Harcourt of Ankerwycke.

On the decease of the last Earl Harcourt, in 1830, the representation in the male line of the illustrious House of Harcourt devolved on this family, descended from a younger brother of Simon, first Viscount Harcourt, and the heiress of Lee. Stanton Harcourt, in the county of Oxford, was possessed by the ancestors of this great House in 1166, and continued in the family till the extinction of the elder line in 1830. The pedigree is traced to Robert de Harcourt, who married Joan, daughter of Robert Beaumont, Earl of Mellent, and who was grandson of Robert who attended William the Conqueror in his expedition to England in 1066.

See Brydges's Collins's Peerage, iv. p. 428; and Nichols's Leicestershire, iv. pt. 2. p. 519.*

Arms.—Gules, two bars or. This coat was borne by Sir John de Harcourt in the reign of Edward II. Thomas Harecourt, the reverse, in the reign of Richard II. Rolls of the period.

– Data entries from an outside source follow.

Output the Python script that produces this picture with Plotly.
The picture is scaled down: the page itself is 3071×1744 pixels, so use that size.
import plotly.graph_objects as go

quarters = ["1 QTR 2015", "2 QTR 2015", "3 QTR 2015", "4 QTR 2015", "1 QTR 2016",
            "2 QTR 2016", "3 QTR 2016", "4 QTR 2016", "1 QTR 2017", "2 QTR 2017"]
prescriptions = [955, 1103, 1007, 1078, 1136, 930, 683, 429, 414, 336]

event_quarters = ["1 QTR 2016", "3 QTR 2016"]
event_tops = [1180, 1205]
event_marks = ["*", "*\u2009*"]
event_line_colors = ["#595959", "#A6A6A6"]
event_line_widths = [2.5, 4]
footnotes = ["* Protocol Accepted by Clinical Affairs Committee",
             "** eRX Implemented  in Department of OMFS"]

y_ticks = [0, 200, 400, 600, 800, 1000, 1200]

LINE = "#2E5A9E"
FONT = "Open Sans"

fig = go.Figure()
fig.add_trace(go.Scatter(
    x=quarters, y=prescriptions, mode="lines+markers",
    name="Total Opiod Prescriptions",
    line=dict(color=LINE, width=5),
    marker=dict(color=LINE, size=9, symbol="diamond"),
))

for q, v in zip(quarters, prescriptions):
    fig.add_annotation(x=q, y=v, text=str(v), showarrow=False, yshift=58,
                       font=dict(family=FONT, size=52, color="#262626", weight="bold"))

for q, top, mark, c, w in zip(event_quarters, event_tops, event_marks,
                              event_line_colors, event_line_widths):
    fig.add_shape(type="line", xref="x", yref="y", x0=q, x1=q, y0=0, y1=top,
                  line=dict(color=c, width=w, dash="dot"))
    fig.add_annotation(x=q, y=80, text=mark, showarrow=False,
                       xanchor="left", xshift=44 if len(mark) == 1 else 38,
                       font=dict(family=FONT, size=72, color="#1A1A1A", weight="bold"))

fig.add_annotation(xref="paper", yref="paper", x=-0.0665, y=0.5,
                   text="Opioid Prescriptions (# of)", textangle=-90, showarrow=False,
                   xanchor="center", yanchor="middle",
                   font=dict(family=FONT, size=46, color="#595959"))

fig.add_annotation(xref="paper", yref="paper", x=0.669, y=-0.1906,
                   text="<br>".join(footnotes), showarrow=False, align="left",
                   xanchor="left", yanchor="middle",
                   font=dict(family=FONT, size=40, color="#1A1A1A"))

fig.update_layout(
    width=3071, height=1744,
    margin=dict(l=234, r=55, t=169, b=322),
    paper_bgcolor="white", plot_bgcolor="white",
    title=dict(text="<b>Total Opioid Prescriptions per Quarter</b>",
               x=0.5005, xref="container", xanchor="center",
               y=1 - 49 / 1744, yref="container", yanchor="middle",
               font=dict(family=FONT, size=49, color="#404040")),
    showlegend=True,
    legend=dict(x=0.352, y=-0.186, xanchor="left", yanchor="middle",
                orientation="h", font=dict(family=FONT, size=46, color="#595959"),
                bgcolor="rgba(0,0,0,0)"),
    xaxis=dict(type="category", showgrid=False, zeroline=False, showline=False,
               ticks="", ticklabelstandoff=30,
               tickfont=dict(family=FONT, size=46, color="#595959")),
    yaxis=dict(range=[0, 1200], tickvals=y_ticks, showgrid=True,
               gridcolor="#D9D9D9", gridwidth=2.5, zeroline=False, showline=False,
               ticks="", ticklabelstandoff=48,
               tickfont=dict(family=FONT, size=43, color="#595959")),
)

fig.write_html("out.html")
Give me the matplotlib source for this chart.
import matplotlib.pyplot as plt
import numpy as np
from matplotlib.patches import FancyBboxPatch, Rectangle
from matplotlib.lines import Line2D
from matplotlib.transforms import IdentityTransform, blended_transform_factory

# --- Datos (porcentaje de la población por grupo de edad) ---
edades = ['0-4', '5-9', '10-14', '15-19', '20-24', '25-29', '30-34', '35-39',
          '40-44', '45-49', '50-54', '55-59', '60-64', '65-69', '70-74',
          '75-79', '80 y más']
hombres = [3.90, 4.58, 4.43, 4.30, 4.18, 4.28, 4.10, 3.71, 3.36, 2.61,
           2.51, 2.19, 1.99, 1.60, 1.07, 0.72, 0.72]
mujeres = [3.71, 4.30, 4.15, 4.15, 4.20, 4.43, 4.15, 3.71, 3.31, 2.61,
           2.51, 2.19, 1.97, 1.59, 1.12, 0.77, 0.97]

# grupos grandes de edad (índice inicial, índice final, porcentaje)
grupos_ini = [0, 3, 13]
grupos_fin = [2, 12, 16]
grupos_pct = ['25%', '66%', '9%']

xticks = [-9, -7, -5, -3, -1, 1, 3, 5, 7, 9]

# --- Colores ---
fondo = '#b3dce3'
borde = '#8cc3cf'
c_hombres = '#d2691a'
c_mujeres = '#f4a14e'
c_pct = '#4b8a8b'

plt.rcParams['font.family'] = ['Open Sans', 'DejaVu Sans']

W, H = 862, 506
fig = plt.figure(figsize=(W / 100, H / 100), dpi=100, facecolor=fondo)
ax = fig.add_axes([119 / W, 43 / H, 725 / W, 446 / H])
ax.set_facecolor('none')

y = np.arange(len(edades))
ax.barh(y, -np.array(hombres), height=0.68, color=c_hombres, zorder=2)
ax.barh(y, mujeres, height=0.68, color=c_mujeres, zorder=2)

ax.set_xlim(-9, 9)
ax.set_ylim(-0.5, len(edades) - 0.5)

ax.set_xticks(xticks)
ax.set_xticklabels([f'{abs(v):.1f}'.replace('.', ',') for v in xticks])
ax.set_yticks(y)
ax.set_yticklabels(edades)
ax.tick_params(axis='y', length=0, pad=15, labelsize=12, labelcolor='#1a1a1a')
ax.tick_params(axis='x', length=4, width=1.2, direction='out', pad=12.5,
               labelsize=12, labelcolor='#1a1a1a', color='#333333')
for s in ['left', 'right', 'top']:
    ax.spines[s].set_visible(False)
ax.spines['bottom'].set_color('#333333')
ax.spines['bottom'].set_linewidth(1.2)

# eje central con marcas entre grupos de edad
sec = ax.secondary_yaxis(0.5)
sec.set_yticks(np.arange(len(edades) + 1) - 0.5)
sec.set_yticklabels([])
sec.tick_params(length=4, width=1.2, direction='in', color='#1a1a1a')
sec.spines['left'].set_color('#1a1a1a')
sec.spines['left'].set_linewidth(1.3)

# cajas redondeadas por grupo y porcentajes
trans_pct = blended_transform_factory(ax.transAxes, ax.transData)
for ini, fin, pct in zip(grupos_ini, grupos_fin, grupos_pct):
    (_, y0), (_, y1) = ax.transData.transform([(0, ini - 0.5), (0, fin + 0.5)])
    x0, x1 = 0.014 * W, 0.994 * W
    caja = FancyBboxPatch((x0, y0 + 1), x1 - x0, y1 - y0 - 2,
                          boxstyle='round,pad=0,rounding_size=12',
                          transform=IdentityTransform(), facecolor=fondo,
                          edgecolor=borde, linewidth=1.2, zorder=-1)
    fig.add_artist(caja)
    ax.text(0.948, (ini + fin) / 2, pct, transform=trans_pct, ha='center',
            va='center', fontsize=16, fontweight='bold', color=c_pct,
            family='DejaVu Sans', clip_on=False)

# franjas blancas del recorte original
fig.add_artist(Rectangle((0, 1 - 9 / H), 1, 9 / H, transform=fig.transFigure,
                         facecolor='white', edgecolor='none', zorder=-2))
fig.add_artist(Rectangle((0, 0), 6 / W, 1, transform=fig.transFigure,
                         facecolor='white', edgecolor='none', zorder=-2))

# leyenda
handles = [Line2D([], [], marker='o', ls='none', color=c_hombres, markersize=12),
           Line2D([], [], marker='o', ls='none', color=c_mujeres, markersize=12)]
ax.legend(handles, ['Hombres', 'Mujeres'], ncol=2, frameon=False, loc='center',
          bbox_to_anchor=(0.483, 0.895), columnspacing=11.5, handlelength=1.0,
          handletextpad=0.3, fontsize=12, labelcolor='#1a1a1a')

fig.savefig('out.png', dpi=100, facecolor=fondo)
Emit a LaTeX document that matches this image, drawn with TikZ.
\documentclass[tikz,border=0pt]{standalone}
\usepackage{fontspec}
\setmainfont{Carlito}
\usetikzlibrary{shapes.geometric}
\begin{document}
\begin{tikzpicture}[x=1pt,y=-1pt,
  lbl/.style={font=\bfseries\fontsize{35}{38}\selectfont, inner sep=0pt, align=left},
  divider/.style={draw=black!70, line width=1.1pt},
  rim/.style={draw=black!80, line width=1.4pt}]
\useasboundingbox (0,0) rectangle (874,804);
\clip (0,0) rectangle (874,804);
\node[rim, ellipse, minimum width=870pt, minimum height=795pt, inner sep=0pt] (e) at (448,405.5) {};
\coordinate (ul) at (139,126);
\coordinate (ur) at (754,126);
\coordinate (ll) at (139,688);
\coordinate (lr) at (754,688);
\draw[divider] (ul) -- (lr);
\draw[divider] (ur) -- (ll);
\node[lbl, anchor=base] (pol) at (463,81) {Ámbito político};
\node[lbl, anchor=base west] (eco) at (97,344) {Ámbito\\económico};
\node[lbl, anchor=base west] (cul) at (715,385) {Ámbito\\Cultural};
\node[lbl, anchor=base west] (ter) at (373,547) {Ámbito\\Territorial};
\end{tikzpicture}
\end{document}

Present Representative, George Simon Harcourt, Esq.

Gentle.

Lovett of Liscombe.

Vitalis Lovett of Rushton, in the county of Northampton, who lived in the reign of Henry II., appears to be the first proved ancestor of this venerable family, said to be of Norman origin. William Lovett of Rushton, the son of Vitalis, held certain lands in Henwick, also in Northamptonshire, of Richard Engaine and his heirs by the service of finding two horsemen to follow the said Richard to hunt the wolf in any part of England. This service was remitted to John Lovet, son or grandson of William, in the reign of Edward I., and in lieu thereof an annual rent-charge of ten shillings was imposed. Soon after this period, viz: in 1304, (33 Edw. I.) Liscombe in the parish of Soulbury came into the family, being in the possession of Robert Lovett and Sarah his wife, daughter and heir of Sir Roger Turvile, from the second marriage of their son Thomas, descended the Lovetts of Astwell in Northamptonshire, since the reign of Elizabeth represented in the female line by the Shirleys Earls Ferrers. Liscombe has from the beginning of the fourteenth century remained the inheritance of the elder branch of the Lovetts, though the direct descent has been often interrupted. In 1781, Jonathan Lovett, the representative of the family, was created a baronet by King George III. His Majesty's remark on this occasion is preserved in Betham's Baronetage. "In the summer of 1781, the Earl of Chesterfield having been some time absent from court, was asked by the King where he had been so long? 'On a visit to Mr. Lovett of Buckinghamshire,' said the Earl. 'Ah,' said the King, 'is that Lovett of Liscombe? They are of the genuine old Norman breed, how happens it that they are not baronets? would they accept the title? Go tell him,' continued the King, 'is that the title is much at his service; they have ever stuck to the Crown at a pinch.'" The same work also gives a very curious, and to an antiquary very tantalizing, account of the ancient armour and documents once preserved at Liscombe, and describes their melancholy fate. Sir Jonathan Lovett having died without surviving male issue in 1812, the title of Baronet became extinct and the property descended to his daughters; on the decease of the survivor, Miss Eliza Lovett, in 1861, the ancient seat of this venerable family reverted by her will to the next male heir, the present representative of the family, descended from a younger brother of Sir Jonathan Lovett, baronet.